NEWS  /  Analysis

China’s Investment Slump Heightens Credit Risks for Homebuilders, Banks, and Local Governments: Fitch

By  xinyue  Jan 23, 2026, 1:25 a.m. ET

Property investment fell for the fourth consecutive year, plummeting 17.2% in 2025, while nationwide residential sales dropped to 7.3 trillion yuan ($1 trillion), the lowest level since 2015. Prices for existing apartments continued to decline, dragging down activity in construction and upstream industries.

China’s sharp investment downturn is intensifying credit risks across the economy, particularly in the property, construction, and banking sectors, Fitch Ratings warned, as a slowing economy limits growth and debt repayment capacity.

Fixed-asset investment (FAI) in China fell 3.8% in 2025 to 48.52 trillion yuan ($6.8 trillion), marking the first annual decline in decades. A deepening property slump and tighter local government borrowing constraints have weighed on one of the country’s traditional growth engines.

“The sharp investment slowdown in the second half of 2025 has raised cross-sector credit risks for rated issuers, including the government,” Fitch said, noting it downgraded China’s sovereign rating to “A” from “A+” in April over concerns about weakening finances and rising public debt.

Fitch cited a deteriorating growth outlook across multiple sectors, driven by subdued domestic demand, persistent deflationary pressures, and the ongoing property downturn. China’s economy lost momentum in the final quarter of 2025, posting its slowest growth in three years at 4.5%.

Property investment fell for the fourth consecutive year, plummeting 17.2% in 2025, while nationwide residential sales dropped to 7.3 trillion yuan ($1 trillion), the lowest level since 2015. Prices for existing apartments continued to decline, dragging down activity in construction and upstream industries.

The property slump has pushed several heavily indebted developers toward distress. Fitch last month downgraded China Vanke Co, once among the country’s largest developers, to “restricted default” after the company sought to extend an onshore bond payment. Earlier this month, Fitch similarly downgraded Dalian Wanda Commercial Management Group and Wanda Commercial Properties following a distressed debt exchange. Jingrui Holdings was ordered to wind up operations in Hong Kong last week.

Fitch expects China’s GDP to grow 4.1% in 2026, constrained by sluggish consumer spending and easing net trade.

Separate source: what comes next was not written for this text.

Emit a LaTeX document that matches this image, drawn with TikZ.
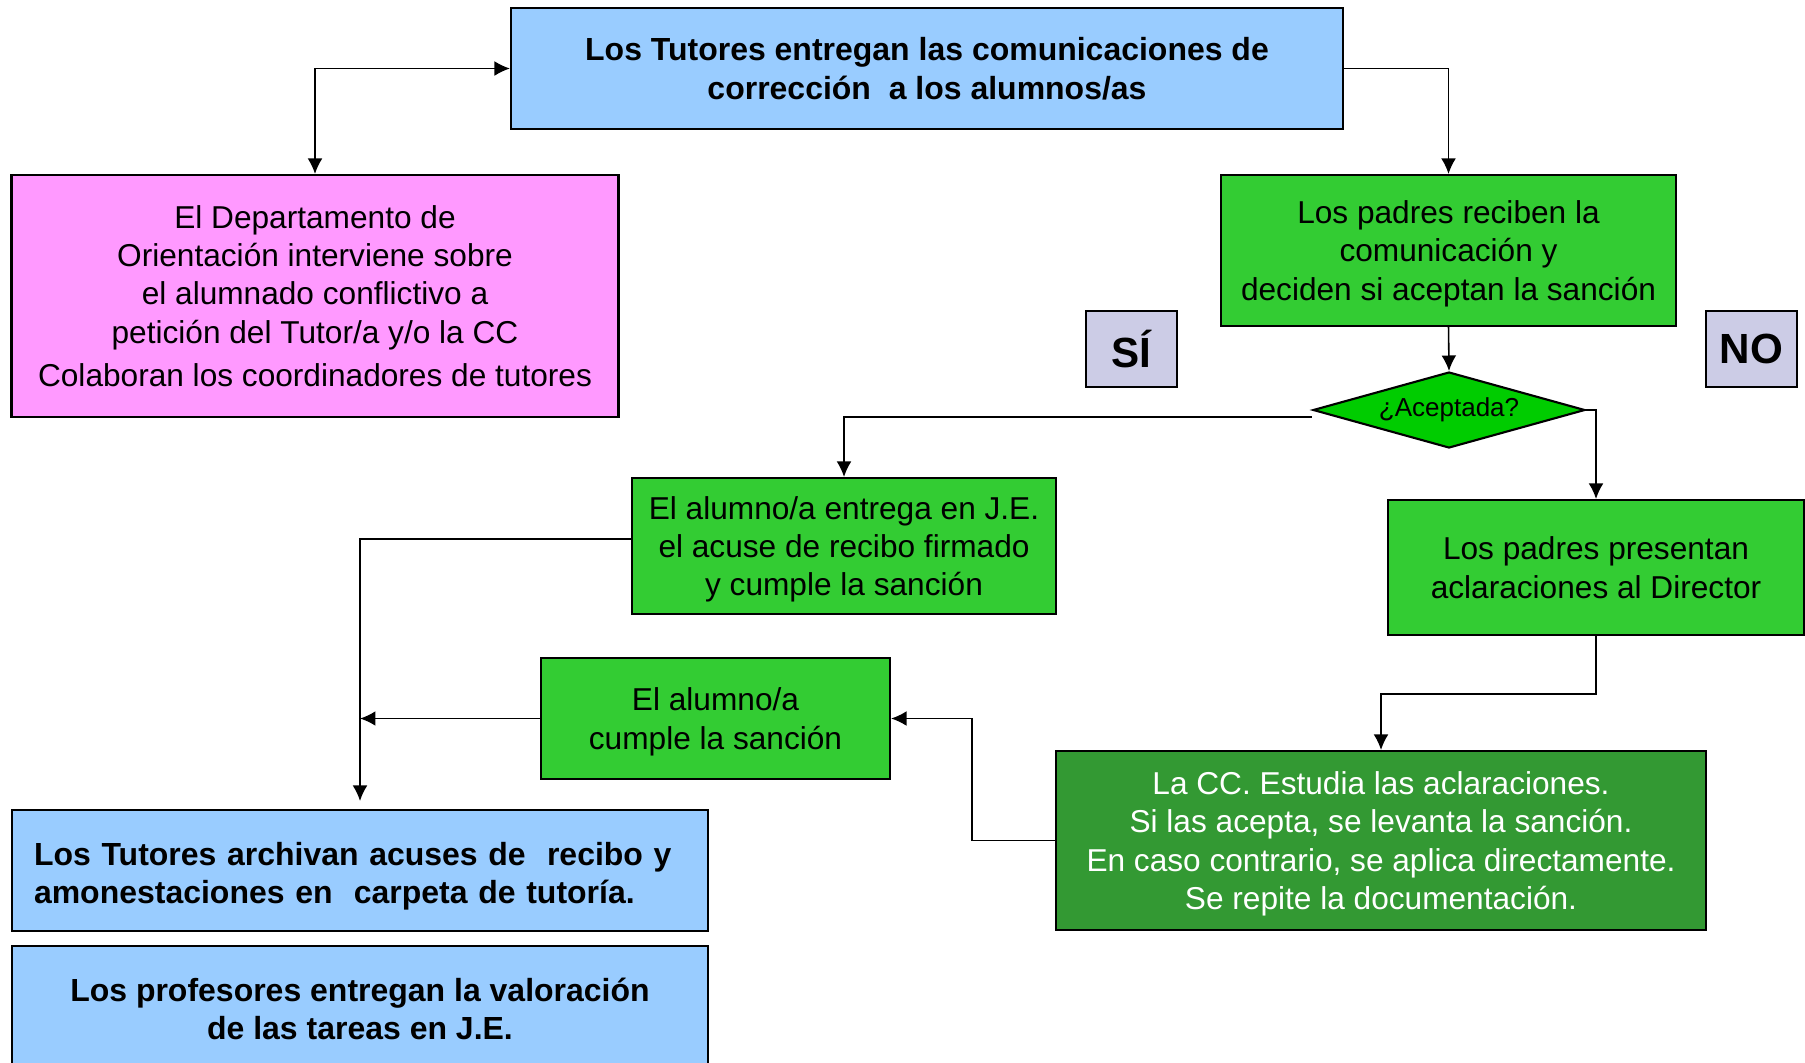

The agency warned that a sustained double-digit decline in FAI would likely prevent the economy from sustaining 4%-5% growth next year. Goldman Sachs, however, suggested that some of the investment drop may reflect a statistical correction rather than a true slowdown.

Local government financing vehicles (LGFVs) remain far from self-sufficient in servicing debt, Fitch managing director Samuel Kwok said. Their debts are assigned a “neutral” rating, reflecting expectations that authorities would intervene if stress intensifies.

“If debt used for quasi-policy investment rises faster than LGFVs and local governments’ capacity to support it, the sector outlook could deteriorate,” Kwok added. Quasi-policy investment refers to off-budget projects financed by LGFVs to meet government policy goals.

Local governments have faced revenue losses from land sales, while tighter central oversight has limited investment in infrastructure. Excluding real estate, FAI fell 0.5% in 2025 as capital spending from state budgets was constrained, Erica Tay, director of macro research at Maybank, noted.

Beijing’s efforts to boost digital economy infrastructure may support a modest rebound in public investment in 2026, partially offsetting weakness in property construction. Fitch noted that slower investment in weaker regions could hamper growth, but tighter borrowing limits may improve credit profiles for some LGFVs.

Fitch warned that aggressive measures to boost lending could be credit-negative for banks, compressing net interest margins and increasing leverage. A prolonged investment slump raising unemployment could also weaken asset quality, particularly for residential mortgage-backed and other asset-backed securities. Nationwide unemployment rose to 5.2% in 2025 from 5.1% the previous year.

However, Fitch expects banks to maintain a cautious lending approach, focusing on higher-quality borrowers, which should help keep asset quality broadly stable. The ratings firm anticipates the central bank will cut the seven-day reverse repo rate by 20 basis points to 1.2% this year, reflecting limited room for aggressive monetary easing.

China’s top financial regulator recently extended a policy allowing banks to dispose of bad personal loans beyond the original 2025 deadline, easing pressure amid rising default risks, Bloomberg reported.